• EXERCISE TASK: Restate exactly the lines of the entries below, beginning with the first and ending with the line that holds "from matplotlib.patches import Rectangle". Pictures are not copied.

• MATERIAL TO PROCESS:
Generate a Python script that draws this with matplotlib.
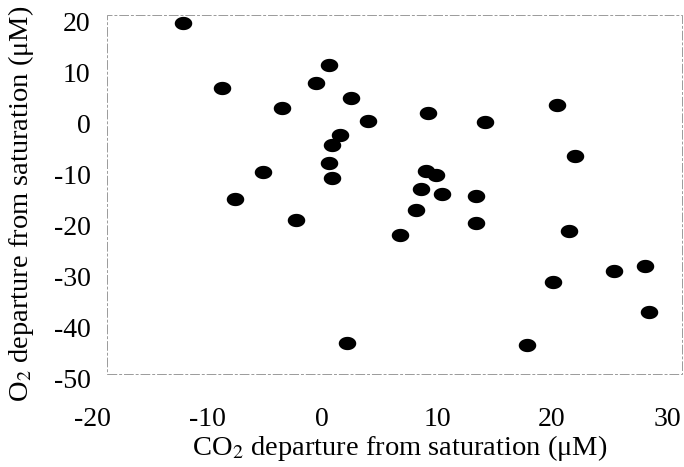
import numpy as np
import matplotlib
matplotlib.use("Agg")
import matplotlib.pyplot as plt
from matplotlib.path import Path
from matplotlib.patches import Rectangle

plt.rcParams['font.family'] = ['Liberation Serif', 'DejaVu Serif']
plt.rcParams['mathtext.fontset'] = 'stix'
plt.rcParams['axes.unicode_minus'] = False

# --- Data read off the reference ---
co2 = [-12.1, 0.6, -0.5, -8.7, 2.5, -3.5, 4.0, 1.6, 0.9, 0.6, -5.1, 0.9,
       -7.6, -2.3, 2.2, 9.2, 14.2, 20.4, 22.0, 9.0, 9.9, 8.6, 10.4, 13.4,
       8.2, 13.4, 6.8, 21.5, 25.4, 28.1, 20.1, 28.4, 17.8]
o2 = [19.8, 11.5, 8.0, 7.0, 5.0, 3.0, 0.5, -2.3, -4.2, -7.8, -9.6, -10.7,
      -14.9, -19.0, -43.0, 2.0, 0.4, 3.6, -6.4, -9.3, -10.0, -12.8, -13.9,
      -14.3, -16.9, -19.5, -21.8, -21.1, -29.0, -27.9, -31.1, -37.0, -43.4]

x_ticks = [-20, -10, 0, 10, 20, 30]
y_ticks = [-50, -40, -30, -20, -10, 0, 10, 20]

W, H = 684, 467
fig = plt.figure(figsize=(W / 100, H / 100), dpi=100)

# axes placed so tick labels sit where the reference draws them
ax_l, ax_r, ax_t, ax_b = 92, 667, 21.7, 378.3
ax = fig.add_axes([ax_l / W, 1 - ax_b / H, (ax_r - ax_l) / W, (ax_b - ax_t) / H])
ax.set_xlim(-20, 30)
ax.set_ylim(-50, 20)
ax.set_xticks(x_ticks)
ax.set_yticks(y_ticks)
ax.tick_params(length=0, labelsize=20)
ax.tick_params(axis='x', pad=21)
ax.tick_params(axis='y', pad=1)
for s in ax.spines.values():
    s.set_visible(False)
ax.patch.set_alpha(0)

# flattened ellipse marker
t = np.linspace(0, 2 * np.pi, 60)
ell = Path(np.column_stack([np.cos(t), 0.76 * np.sin(t)]), closed=True)
ax.plot(co2, o2, linestyle='none', marker=ell, markersize=12.6,
        color='black', markeredgewidth=0, clip_on=False)

# faint plot-area border (offset from the tick labels as in the scan)
fig.patches.append(Rectangle((107 / W, 1 - 374 / H), (682 - 107) / W, (374 - 15) / H,
                             transform=fig.transFigure, fill=False,
                             edgecolor='#9a9a9a', linewidth=0.7,
                             linestyle=(0, (10, 2, 3, 2))))

fig.text(400 / W, 1 - 448 / H, 'CO$_2$ departure from saturation (\u03bcM)',
         ha='center', va='center', fontsize=20.5)
fig.text(21 / W, 1 - 204 / H, 'O$_2$ departure from saturation (\u03bcM)',
         ha='center', va='center', rotation=90, fontsize=20.5)

fig.savefig('out.png', dpi=100)
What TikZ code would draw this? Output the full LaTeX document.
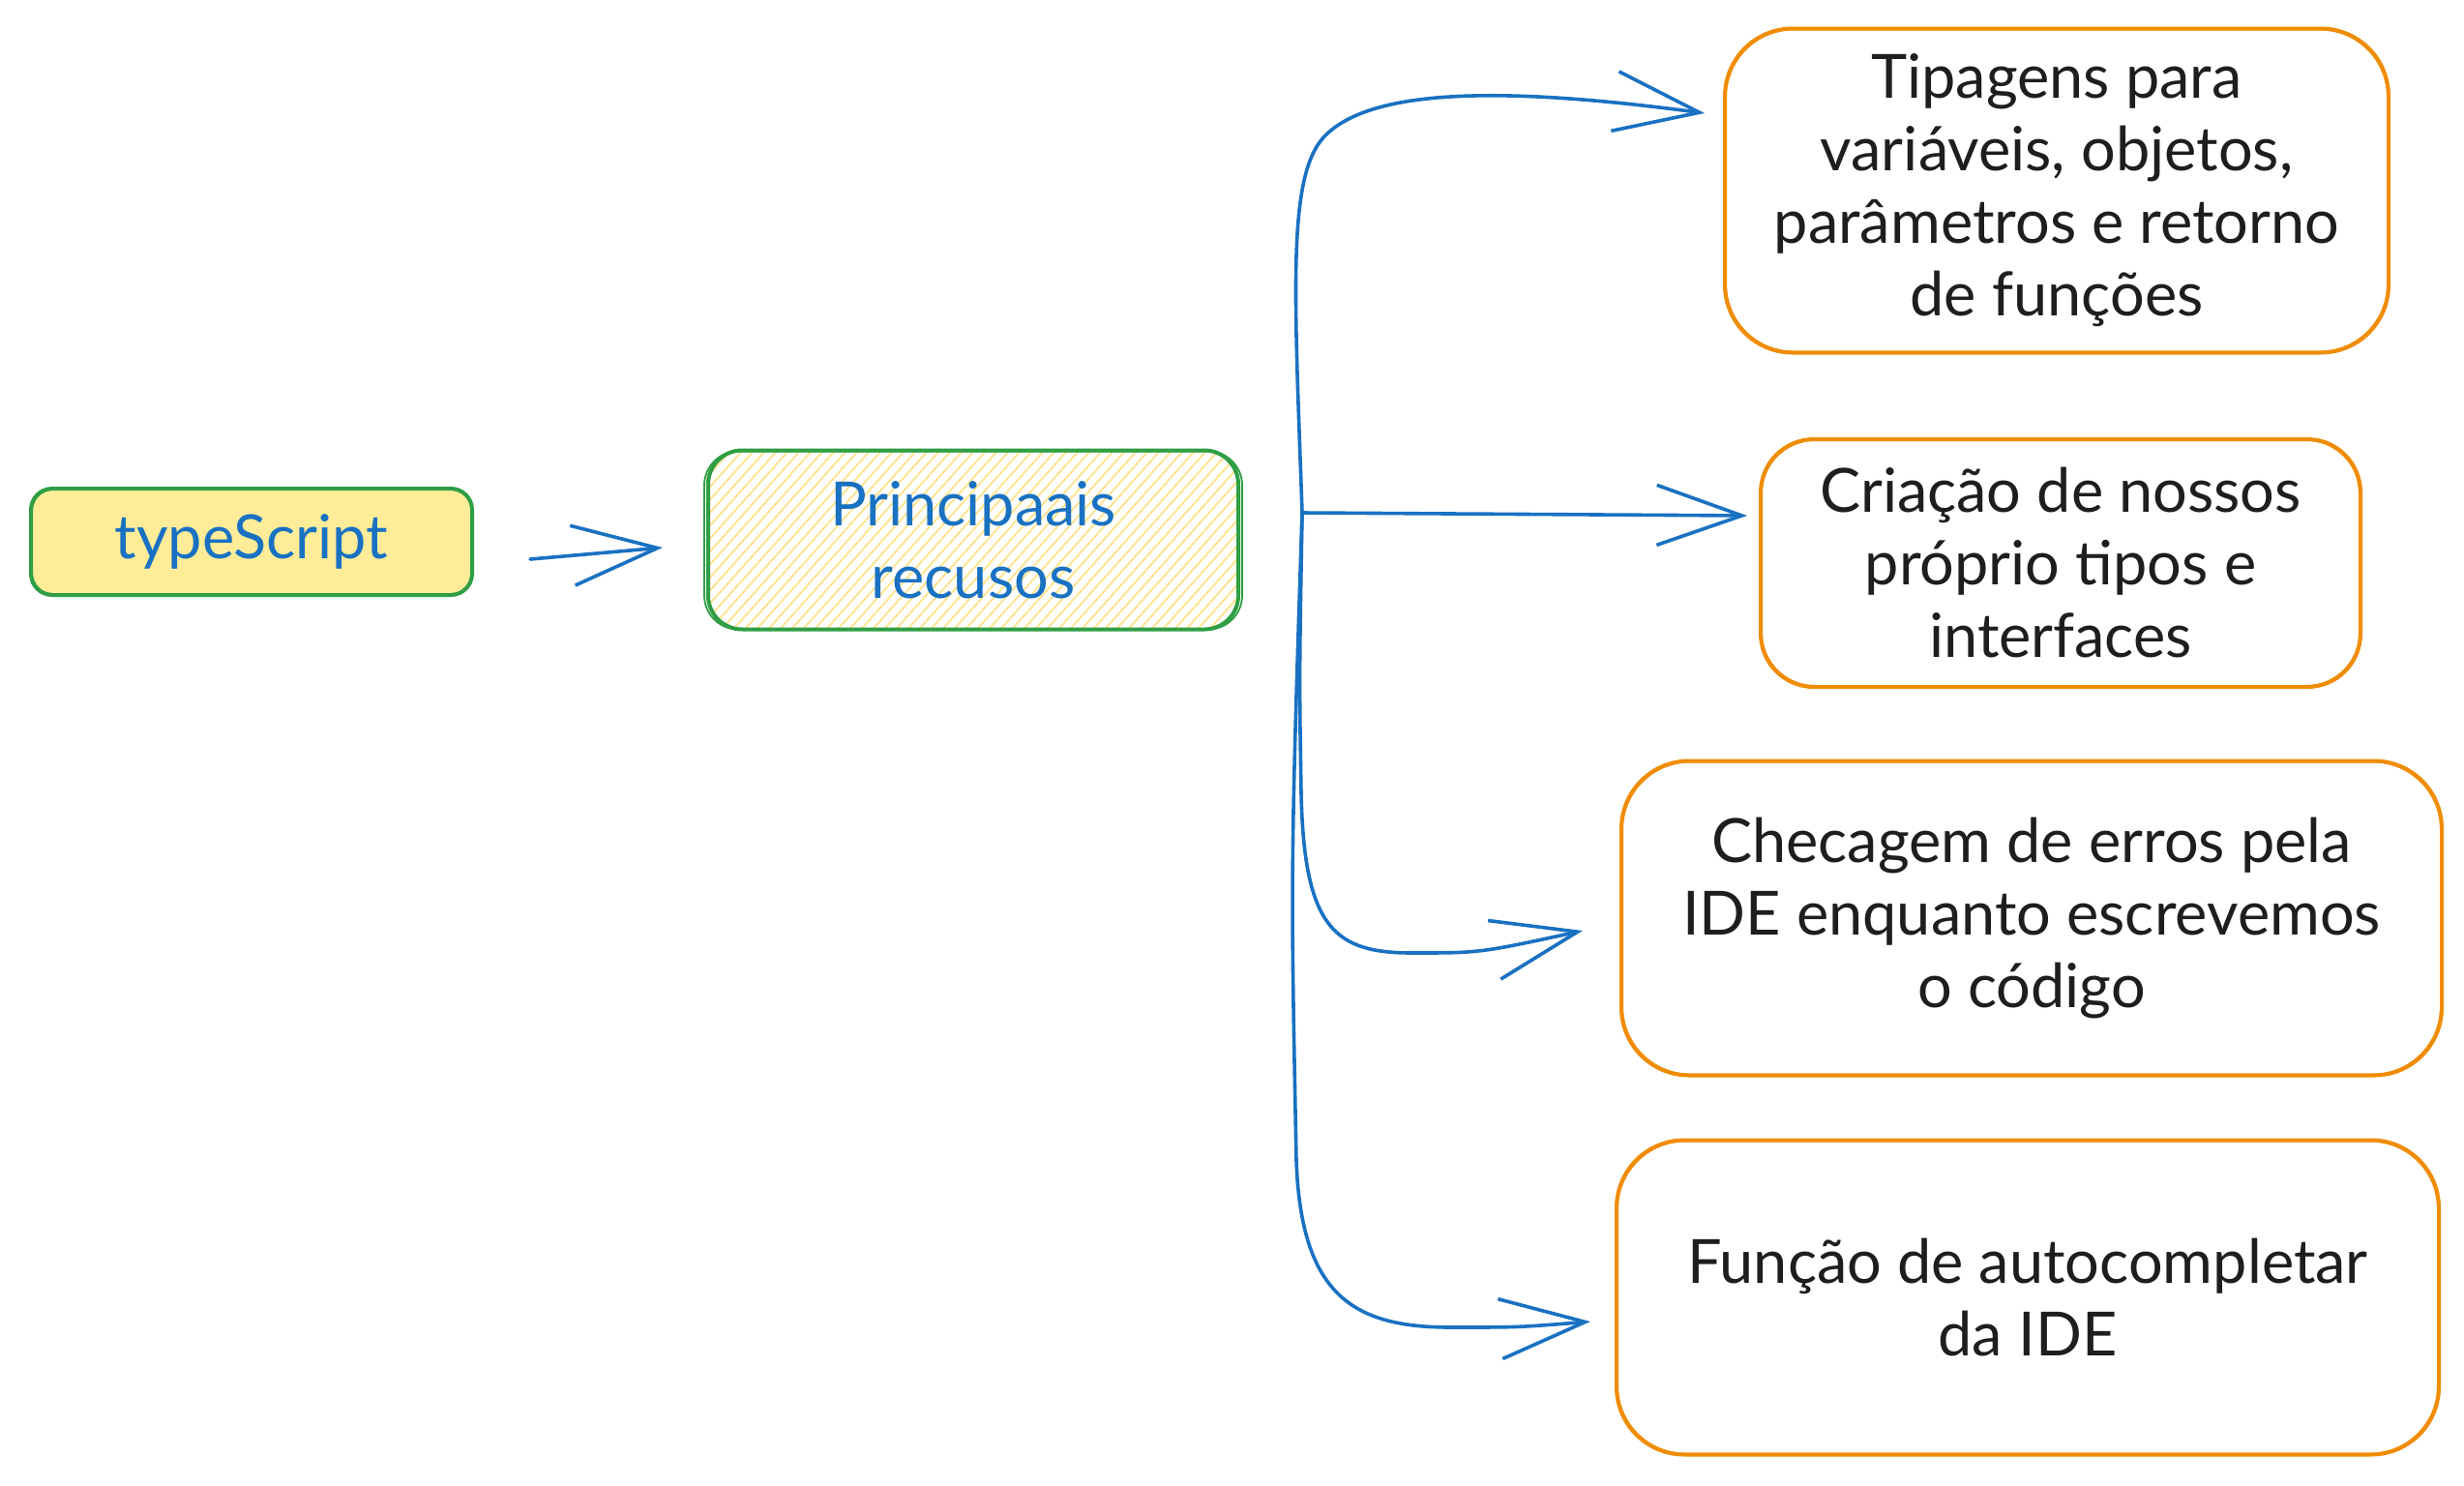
\documentclass[tikz,border=0pt]{standalone}
\usepackage{fontspec}
\setmainfont{Lato}
\usetikzlibrary{arrows.meta}
\definecolor{exgreen}{HTML}{2F9E44}
\definecolor{exyellow}{HTML}{FFEC99}
\definecolor{exhatch}{HTML}{FFE38A}
\definecolor{exorange}{HTML}{F08C00}
\definecolor{exblue}{HTML}{1971C2}
\definecolor{exblack}{HTML}{1E1E1E}
\begin{document}
\begin{tikzpicture}[x=1pt,y=-1pt,
  boxbase/.style={rectangle, line width=4pt, inner sep=0pt, align=center,
    font=\fontsize{63}{75}\selectfont},
  greenbox/.style={boxbase, draw=exgreen, text=exblue},
  orangebox/.style={boxbase, draw=exorange, text=exblack},
  echo/.style={line width=1.8pt},
  arr/.style={draw=exblue, line width=3.6pt, line cap=round,
    -{Straight Barb[length=88pt,width=62pt,line width=3.6pt]}},
  hatchline/.style={draw=exhatch, line width=1.8pt}]
\useasboundingbox (0,0) rectangle (2547,1535);
\fill[white] (0,0) rectangle (2547,1535);

% left boxes
\node[greenbox, fill=exyellow, rounded corners=22pt, minimum width=456pt, minimum height=110pt]
  (ts) at (260,560) {typeScript};
\draw[echo, draw=exgreen, rounded corners=22pt] ([shift={(3pt,-3pt)}]ts.north west) rectangle ([shift={(-2pt,3pt)}]ts.south east);

\node[greenbox, rounded corners=35pt, minimum width=548pt, minimum height=185pt,
  path picture={\foreach \i in {-190,-178,...,560}
    \draw[hatchline] ([xshift=\i pt]path picture bounding box.south west) -- ++(170,-190);}]
  (pr) at (1006,558) {Principaais\\recusos};
\draw[echo, draw=exgreen, rounded corners=35pt] ([shift={(-2pt,-3pt)}]pr.north west) rectangle ([shift={(2pt,2pt)}]pr.south east);

% right boxes
\node[orangebox, rounded corners=70pt, minimum width=686pt, minimum height=335pt]
  (b1) at (2126,197) {Tipagens para\\variáveis, objetos,\\parâmetros e retorno\\de funções};
\draw[echo, draw=exorange, rounded corners=70pt] ([shift={(3pt,-3pt)}]b1.north west) rectangle ([shift={(-3pt,3pt)}]b1.south east);

\node[orangebox, rounded corners=55pt, minimum width=620pt, minimum height=256pt]
  (b2) at (2130,582) {Criação de nossos\\próprio tipos e\\interfaces};
\draw[echo, draw=exorange, rounded corners=55pt] ([shift={(3pt,-3pt)}]b2.north west) rectangle ([shift={(-3pt,3pt)}]b2.south east);

\node[orangebox, rounded corners=70pt, minimum width=848pt, minimum height=325pt]
  (b3) at (2100,949) {Checagem de erros pela\\IDE enquanto escrevemos\\o código};
\draw[echo, draw=exorange, rounded corners=70pt] ([shift={(3pt,-3pt)}]b3.north west) rectangle ([shift={(-3pt,3pt)}]b3.south east);

\node[orangebox, rounded corners=70pt, minimum width=850pt, minimum height=325pt]
  (b4) at (2096,1341) {Função de autocompletar\\da IDE};
\draw[echo, draw=exorange, rounded corners=70pt] ([shift={(3pt,-3pt)}]b4.north west) rectangle ([shift={(-3pt,3pt)}]b4.south east);

% connectors
\draw[arr] ([shift={(58pt,-18pt)}]ts.east) -- ([shift={(-45pt,-8pt)}]pr.west);

\coordinate (hub) at (1346,530);
\coordinate (t1) at (1762,117);
\coordinate (t2) at (1806,533);
\coordinate (t3) at (1636,962);
\coordinate (t4) at (1644,1366);

\draw[arr] (hub) .. controls (1338,300) and (1330,180) .. (1370,140)
  .. controls (1420,90) and (1560,90) .. (t1);
\draw[arr] (hub) -- (t2);
\draw[arr] (hub) .. controls (1343,700) .. (1345,820)
  .. controls (1348,960) and (1380,985) .. (1460,985)
  .. controls (1530,985) .. (t3);
\draw[arr] (hub) .. controls (1334,900) .. (1340,1200)
  .. controls (1345,1340) and (1400,1372) .. (1500,1372)
  .. controls (1570,1372) .. (t4);
\end{tikzpicture}
\end{document}
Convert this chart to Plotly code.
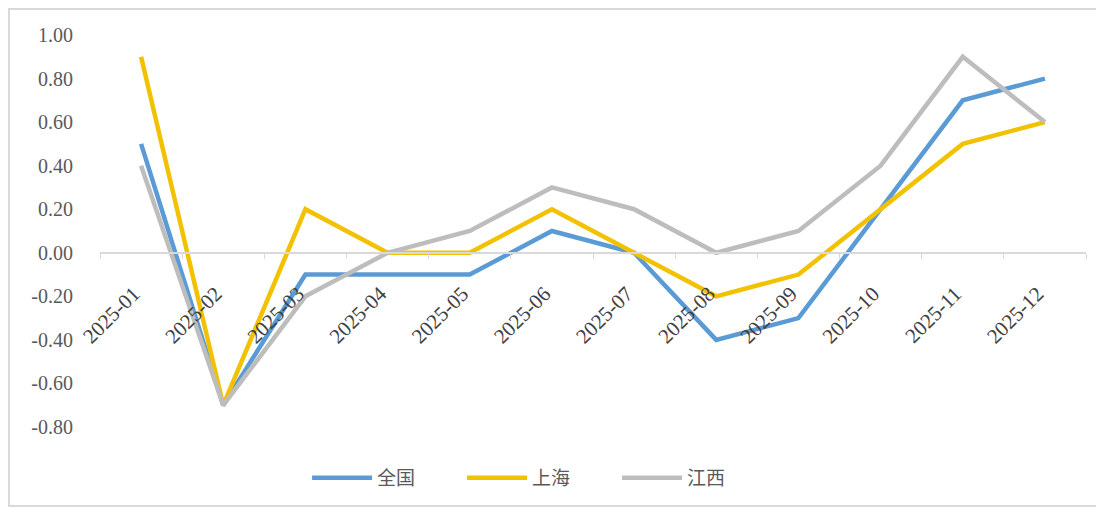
import plotly.graph_objects as go

months = ["2025-01", "2025-02", "2025-03", "2025-04", "2025-05", "2025-06",
          "2025-07", "2025-08", "2025-09", "2025-10", "2025-11", "2025-12"]
quanguo = [0.5, -0.7, -0.1, -0.1, -0.1, 0.1, 0.0, -0.4, -0.3, 0.2, 0.7, 0.8]
shanghai = [0.9, -0.7, 0.2, 0.0, 0.0, 0.2, 0.0, -0.2, -0.1, 0.2, 0.5, 0.6]
jiangxi = [0.4, -0.7, -0.2, 0.0, 0.1, 0.3, 0.2, 0.0, 0.1, 0.4, 0.9, 0.6]
y_ticks = [-0.8, -0.6, -0.4, -0.2, 0.0, 0.2, 0.4, 0.6, 0.8, 1.0]
y_tick_text = ["-0.80", "-0.60", "-0.40", "-0.20", "0.00", "0.20", "0.40", "0.60", "0.80", "1.00"]

series = [("全国", quanguo, "#5B9BD5"), ("上海", shanghai, "#F2C200"), ("江西", jiangxi, "#BDBDBD")]

fig = go.Figure()
for name, vals, color in series:
    fig.add_trace(go.Scatter(x=months, y=vals, name=name, mode="lines",
                             line=dict(color=color, width=4.5)))

ymin, ymax = -0.8, 1.0
serif = "Liberation Serif, Times New Roman, serif"
# page offset of 8px (body margin) compensated in margins
L, T = 92, 27
PW, PH = 986, 392
fig.update_layout(
    width=1104, height=509,
    margin=dict(l=L, r=1104 - L - PW, t=T, b=509 - T - PH),
    paper_bgcolor="white", plot_bgcolor="white",
    font=dict(family=serif, color="#595959", size=18),
    showlegend=True,
    legend=dict(orientation="h", x=0.21, xanchor="left", y=-0.13, yanchor="middle",
                font=dict(size=19, color="#595959", family="Noto Sans CJK SC"),
                itemwidth=60, entrywidth=80, entrywidthmode="pixels", tracegroupgap=0),
    xaxis=dict(type="category", range=[-0.5, 11.5], anchor="free",
               position=(0 - ymin) / (ymax - ymin),
               tickvals=months, ticktext=[m + "\u00a0\u00a0" for m in months],
               showline=True, linecolor="#D9D9D9", linewidth=2,
               ticks="outside", tickson="boundaries", ticklen=5, tickcolor="#D9D9D9",
               tickangle=-45, showgrid=False, zeroline=False, ticklabelstandoff=12,
               tickfont=dict(size=21, color="#404040", family=serif)),
    yaxis=dict(range=[ymin, ymax], tickvals=y_ticks, ticktext=y_tick_text,
               showgrid=False, zeroline=False, showline=False, ticks="",
               ticklabelstandoff=26,
               tickfont=dict(size=20, color="#595959", family=serif)),
    shapes=[dict(type="rect", xref="paper", yref="paper",
                 x0=-L / PW + 0.001, x1=1.05, y0=(427 - 506) / PH, y1=(427 - 9) / PH,
                 line=dict(color="#D9D9D9", width=2), fillcolor="rgba(0,0,0,0)", layer="below")],
)

fig.write_html("out.html")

• EXERCISE SOLUTION:
Generate a Python script that draws this with matplotlib.
import numpy as np
import matplotlib
matplotlib.use("Agg")
import matplotlib.pyplot as plt
from matplotlib.path import Path
from matplotlib.patches import Rectangle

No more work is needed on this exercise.